Riobaldo is born into a middle-class family and, unlike most of his contemporaries, receives an education. This enables him to begin his career as a tutor to a prominent local rancher, Zé Bebelo, and he watches as Zé Bebelo raises an army of his own jagunços to stamp out several of the local bandit gangs. Instead, for reasons that are never fully clear—apparently a desire for adventure—he disappears from the ranch and defects to the side of the bandits under the leadership of Joca Ramiro. Due to his excellent aim, Riobaldo becomes a valued member of the band and begins to rise in stature. In the course of the events Riobaldo gets acquainted with Diadorim, revealed later to be someone from his past who used the name, Reinaldo. Diadorim is a young, pleasant and ambivalent fellow jagunço. The two start a profound friendship, with Diadorim exerting an unusual attraction in Riobaldo. Later, Diadorim tells Riobaldo that he is the son of deceased Jagunço chief Joca Ramiro.
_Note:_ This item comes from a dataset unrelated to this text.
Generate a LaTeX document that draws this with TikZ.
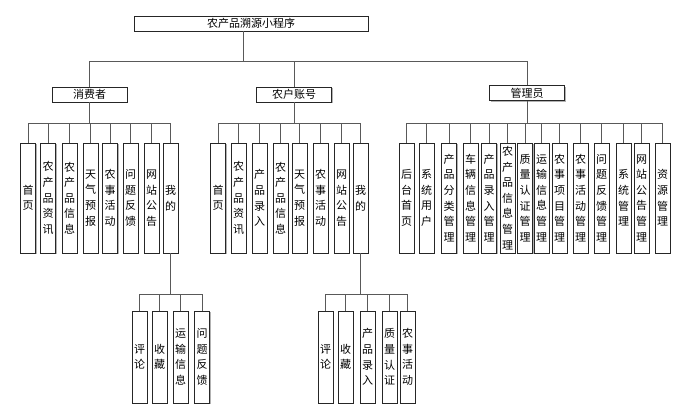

Ramiro's men defeat and capture Zé Bebelo, but after a short trial, Bebelo is released. The war is temporarily over, but news later comes that two of Ramiro's lieutenants, Ricardão and Hermogenes, have betrayed and murdered him. As a result, the victorious army splits in two, Riobaldo staying with the current leader, Medeiro Vaz. When Vaz dies of illness, Zé Bebelo returns from exile and takes ownership of the band (this is actually where the book begins; the previous part is told in a very lengthy retrospective). They survive a lengthy siege by Hermogenes' men, but Zé Bebelo loses the taste for fighting, and the band is idled for nearly a month in a plague-ridden village. When this happens, Riobaldo mounts a challenge and takes command of the band, sending Zé Bebelo away.
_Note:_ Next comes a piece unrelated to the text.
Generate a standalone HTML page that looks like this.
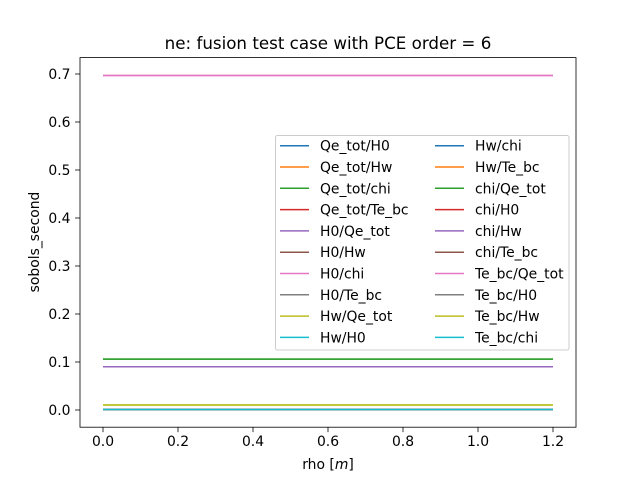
<!DOCTYPE html>
<html><head><meta charset="utf-8"><style>
body{margin:0;background:#fff}
svg text{font-family:"DejaVu Sans","Liberation Sans",sans-serif}
</style></head><body>
<svg id="chart" width="640" height="480" xmlns="http://www.w3.org/2000/svg">
<rect width="640" height="480" fill="#fff"/>
<g id="lines"></g>
<g id="axes"></g>
<g id="legend"></g>
</svg>
<script>
const rho = [0.0, 0.3, 0.6, 0.9, 1.2];
const seriesNames = ["Qe_tot/H0","Qe_tot/Hw","Qe_tot/chi","Qe_tot/Te_bc","H0/Qe_tot","H0/Hw","H0/chi","H0/Te_bc","Hw/Qe_tot","Hw/H0","Hw/chi","Hw/Te_bc","chi/Qe_tot","chi/H0","chi/Hw","chi/Te_bc","Te_bc/Qe_tot","Te_bc/H0","Te_bc/Hw","Te_bc/chi"];
const seriesValues = [0.001,0.001,0.106,0.001,0.090,0.001,0.697,0.001,0.0105,0.001,0.001,0.001,0.106,0.001,0.090,0.001,0.697,0.001,0.0105,0.001];
const yTicks = [0.0,0.1,0.2,0.3,0.4,0.5,0.6,0.7];
const xTicks = [0.0,0.2,0.4,0.6,0.8,1.0,1.2];
const colors = ["#1f77b4","#ff7f0e","#2ca02c","#d62728","#9467bd","#8c564b","#e377c2","#7f7f7f","#bcbd22","#17becf"];
const NS="http://www.w3.org/2000/svg";
const L=80,R=576,T=57.6,B=427.2;
const xs=v=>103+v*375;
const ys=v=>410-v*480;
function mk(tag,attrs,parent,text){const e=document.createElementNS(NS,tag);for(const k in attrs)e.setAttribute(k,attrs[k]);if(text!==undefined)e.textContent=text;parent.appendChild(e);return e;}
const lg=document.getElementById('lines');
seriesNames.forEach((n,i)=>{
  const pts=rho.map(r=>xs(r)+','+ys(seriesValues[i])).join(' ');
  const p=mk('polyline',{points:pts,fill:'none',stroke:colors[i%10],'stroke-width':1.5},lg);
  
  
});
const ax=document.getElementById('axes');
mk('rect',{x:L,y:T,width:R-L,height:B-T,fill:'none',stroke:'#000','stroke-width':0.8},ax);
yTicks.forEach(t=>{
  const y=ys(t);
  mk('line',{x1:L,x2:L-4.9,y1:y,y2:y,stroke:'#000','stroke-width':0.8},ax);
  const tx=mk('text',{x:L-9.5,y:y+5,'font-size':13.9,'text-anchor':'end'},ax,t.toFixed(1));
  
  
});
xTicks.forEach(t=>{
  const x=xs(t);
  mk('line',{x1:x,x2:x,y1:B,y2:B+4.9,stroke:'#000','stroke-width':0.8},ax);
  const tx=mk('text',{x:x,y:B+19,'font-size':13.9,'text-anchor':'middle'},ax,t.toFixed(1));
  
  
});
let e=mk('text',{x:328,y:469,'font-size':13.9,'text-anchor':'middle'},ax,'rho [');


const ti=mk('tspan',{'font-style':'italic'},e,'m');mk('tspan',{},e,']');
e=mk('text',{x:0,y:0,'font-size':13.9,'text-anchor':'middle',transform:'translate(39,242) rotate(-90)'},ax,'sobols_second');


e=mk('text',{x:328,y:49,'font-size':16.7,'text-anchor':'middle'},ax,'ne: fusion test case with PCE order = 6');


const lgd=document.getElementById('legend');
mk('rect',{x:275.5,y:135.5,width:293.5,height:214.5,rx:2,fill:'#fff','fill-opacity':0.8,stroke:'#ccc','stroke-width':1},lgd);
seriesNames.forEach((n,i)=>{
  const col=Math.floor(i/10),row=i%10;
  const y=145.7+row*21.3;
  const x0=col?435:280;
  const g=mk('g',{},lgd);
  
  
  mk('line',{x1:x0,x2:x0+29,y1:y,y2:y,stroke:colors[i%10],'stroke-width':1.5},g);
  mk('text',{x:x0+40,y:y+5,'font-size':13.9},g,n);
});
</script>
</body></html>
Riobaldo, who has mused on the nature of the devil intermittently since the beginning of the book, tries to make a pact with the devil. He goes to a crossroads at midnight, but is uncertain as to whether the deal has been made or not, and he remains unsure for the rest of the story. He leads his band across a hostile desert and successfully ambushes and destroys Ricardão's men and kills Ricardão. He then moves against Hermogenes but is surprised; with difficulty and heavy casualties, his army defeats Hermogenes. The climax of the book is a knife fight between the two opposing armies. In the fight, Diadorim kills Hermogenes, but is in turn killed. Only after Diadorim's death is it revealed that Diadorim was in fact a woman. Riobaldo resigns command of the jagunços and settles down to a more conventional life.
The final musings of the book are regarded as some of the most beautiful fragments of Portuguese language literature.

==Television adaptation==
In 1985, the novel was adapted for a TV-miniseries for the Brazilian network Rede Globo.

==English translations==
The first English translation, by James L. Taylor and Harriet de Onís, was published in 1963. A second translation was undertaken by Felipe W. Martinez. Another translation, titled Vastlands: The Crossing, by Alison Entrekin, is due to come out in 2026.